At Tuesday’s sentencing, Schmidt did not make a statement. But the mother of the victim did, saying her son was funny and full of life, a “spitfire” who “fiercely loved” his family and friends.
“You are being held accountable for your actions,” she said, “but my heart is still broken.”
Jacob Bravo, a 37-year-old plumber, lived in San Bernardino County but on weeknights had been staying in a trailer at the residential construction site , two blocks from the beach north of the Oceanside Pier.
At his trial, Schmidt testified that he had spotted a drunken Bravo walking back to the construction site on the evening of March 8, 2017.
Schmidt told the jury he remembers identifying Bravo “as the target that Agent Orange wanted me to eliminate.”
Agent Orange, Schmidt said, was the name of a secret government agency that had injected him with nanobots while he was a Marine.

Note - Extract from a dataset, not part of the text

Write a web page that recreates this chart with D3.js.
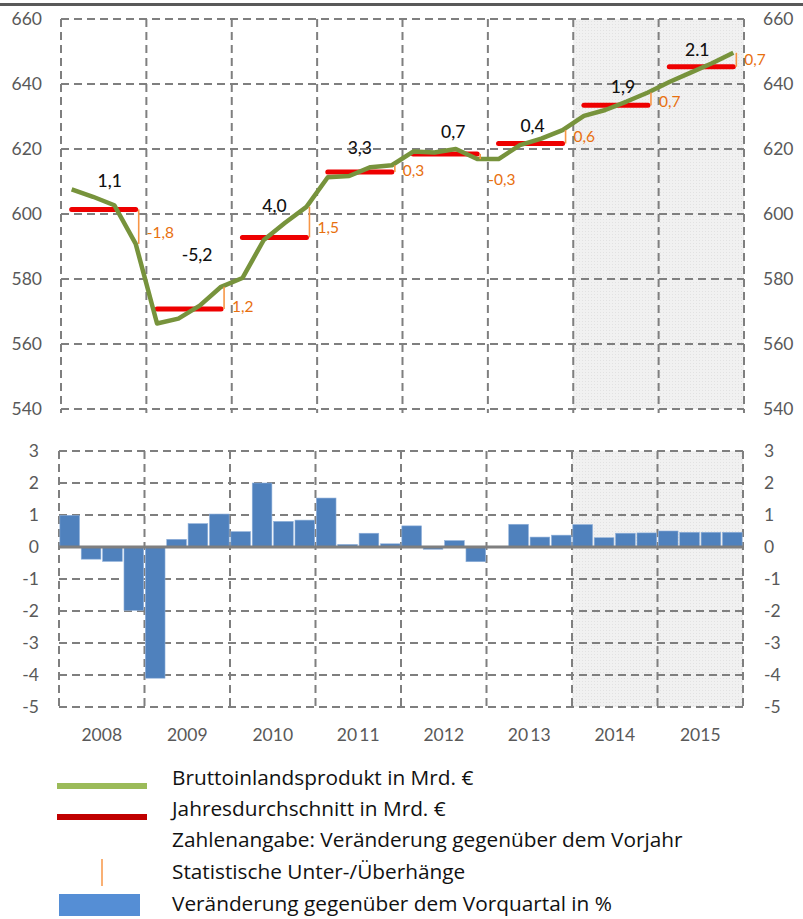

“That night, my nanobots were activated,” Schmidt testified. “Afterward, I knew, I am working for this agency now.”
On Tuesday, Deputy District Attorney Cal Logan, a longtime prosecutor who has handled several murder cases including many gang-related slayings, noted to Judge Harry Elias in court that this case was unique for its motive.
“In other cases, the motive — however juvenile and ridiculous that motive may have been — there was some type of recognizable hate” for the victim or the victim’s gang, Logan said.
But that did not exist here, Logan said. The attack on Bravo was “simply a killing for the need and want to kill.”
Life in prison, Logan argued, “is the correct, reasonable outcome of this case.”